Obama and Tutu praise Mandela's ability to unite South Africa

(Photo: Reuters Jason Reed)U.S. President Barack Obama (L) listens to Desmond Tutu as he visits his HIV Foundation Youth Centre and takes part in a health event with youth in Cape Town, June 30, 2013.

Retired Anglican Archbishop Desmond Tutu has welcomed U.S. President Barack Obama to a clinic his foundation runs to fight HIV and AIDS as both of them praised the legacy of Nelson Mandela.

The U.S. president said in a speech on his last day in South Africa, "Nelson Mandela showed us that one man's courage can move the world."

Obama and Mandela share being the first black presidents of both their countries, but the South African spent 27 years in jail before winning the right to contest for the leadership of his country.

Obama on Sunday visited Robben Island near Cape Town where Mandela spent many of his years languishing in prison.

At a clinic on the U.S. president's final day in the South African sector of his African visit Tutu hailed his fellow Nobel Peace Prize Laureate Mandela as a person who still unites his fellow South Africans from the hospital bed where he is battling for his life.

"Now after a lifetime of service, of giving, even stricken as he is in hospital, Madiba [Mandel's clan name] is uniting the nation again, this time in prayer," Tutu said on Sunday.

Tutu noted the outpouring of wishes and prayers from all South Africa's races who fought a bitter struggle during the apartheid era until Mandela's release from prison in 1990.

Tutu said Mandela is still a bridge across the sometimes bitterly divided nation of South Africa.

"When we look at the photographs around us we remember how special we felt… how incredibly hopeful… a nation united… around Madiba."
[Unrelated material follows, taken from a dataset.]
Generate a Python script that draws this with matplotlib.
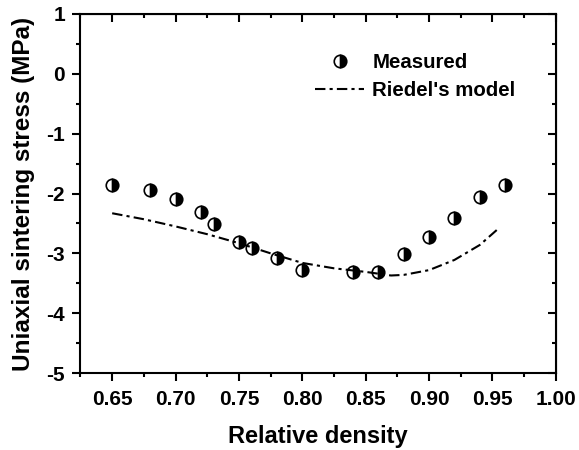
import matplotlib
matplotlib.use("Agg")
import matplotlib.pyplot as plt
from matplotlib.ticker import MultipleLocator

plt.rcParams['font.family'] = ['Liberation Sans', 'DejaVu Sans']
plt.rcParams['font.weight'] = 'bold'

meas_x = [0.65, 0.68, 0.70, 0.72, 0.73, 0.75, 0.76, 0.78, 0.80, 0.84, 0.86, 0.88, 0.90, 0.92, 0.94, 0.96]
meas_y = [-1.86, -1.94, -2.09, -2.31, -2.51, -2.81, -2.91, -3.08, -3.28, -3.31, -3.31, -3.01, -2.73, -2.41, -2.06, -1.86]

model_x = [0.65, 0.675, 0.70, 0.725, 0.75, 0.775, 0.80, 0.825, 0.85, 0.87, 0.88, 0.90, 0.92, 0.94, 0.955]
model_y = [-2.33, -2.43, -2.55, -2.68, -2.83, -3.00, -3.16, -3.25, -3.31, -3.37, -3.36, -3.28, -3.11, -2.86, -2.58]

fig = plt.figure(figsize=(5.79, 4.5), dpi=100)
ax = fig.add_axes([0.139, 0.171, 0.821, 0.798])

ax.plot(meas_x, meas_y, linestyle='none', marker='o', markersize=9,
        fillstyle='right', markerfacecolor='black', markerfacecoloralt='white',
        markeredgecolor='black', markeredgewidth=1.2, label='Measured')
ax.plot(model_x, model_y, color='black', linewidth=1.5,
        linestyle=(0, (5, 2, 1.5, 2)), label="Riedel's model")

ax.set_xlim(0.625, 1.0)
ax.set_ylim(-5, 1)
ax.set_xticks([0.65, 0.70, 0.75, 0.80, 0.85, 0.90, 0.95, 1.00])
ax.set_xticklabels(['0.65', '0.70', '0.75', '0.80', '0.85', '0.90', '0.95', '1.00'])
ax.set_yticks([-5, -4, -3, -2, -1, 0, 1])
ax.set_yticklabels(['-5', '-4', '-3', '-2', '-1', '0', '1'])
ax.xaxis.set_minor_locator(MultipleLocator(0.025))
ax.yaxis.set_minor_locator(MultipleLocator(0.5))

for s in ax.spines.values():
    s.set_linewidth(1.5)
ax.tick_params(which='both', direction='out', width=1.5, labelsize=15)
ax.tick_params(which='major', length=6)
ax.tick_params(which='minor', length=3)
ax.tick_params(axis='x', which='major', pad=6)
ax.tick_params(axis='y', which='major', pad=5)

ax2 = ax.secondary_xaxis('top')
ax2.set_xticks([0.65, 0.70, 0.75, 0.80, 0.85, 0.90, 0.95, 1.00])
ax2.xaxis.set_minor_locator(MultipleLocator(0.025))
ax2.tick_params(which='both', direction='in', width=1.5, labeltop=False)
ax2.tick_params(which='major', length=6)
ax2.tick_params(which='minor', length=3)
ax3 = ax.secondary_yaxis('right')
ax3.set_yticks([-5, -4, -3, -2, -1, 0, 1])
ax3.yaxis.set_minor_locator(MultipleLocator(0.5))
ax3.tick_params(which='both', direction='in', width=1.5, labelright=False)
ax3.tick_params(which='major', length=6)
ax3.tick_params(which='minor', length=3)

ax.set_xlabel('Relative density', fontsize=17, fontweight='bold', labelpad=12)
ax.set_ylabel('Uniaxial sintering stress (MPa)', fontsize=17.5, fontweight='bold', labelpad=8)

leg = ax.legend(loc='upper right', bbox_to_anchor=(0.915, 0.89), frameon=False,
                fontsize=14.7, handlelength=2.4, handletextpad=0.4, labelspacing=0.42,
                borderaxespad=0, borderpad=0)

fig.savefig('out.png', dpi=100)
The former Archbishop of Cape Town, said, "Although our hearts are heavy, may we have the strength and the good sense to recognise this moment for what it is: an opportunity to reflect just once again on our promise to harness our collective energy."

Mandela has now spent 24 days in a Pretoria hospital and Tutu said it is a "somber moment in the life of our country."

"We pray for his comfort and his dignity. We pray that we will be ready to commit him into the hands of our loving God."

Tutu said, "We come here not to lament, not to mourn but to remember some of our most special moments with Madiba."

In his speech Tutu spoke warmly of Obama's legacy.

"When you became the first black incumbent of the White House you don't know what you did for our psyche.

"My wife sat in front of a TV with tears running down her face when she watched the celebrations in Chicago. ... So welcome home, even if you're about to go," Tutu said.

He noted, "We want you to be known as having brought peace to the world, especially as one who brought an end to the anguish to all in the Middle East.

"We pray you will be known as having brought peace to all the regions where there has been strife and peace and no need for Guantanamo Bay detention centre ... We are proud of you. You belong to us."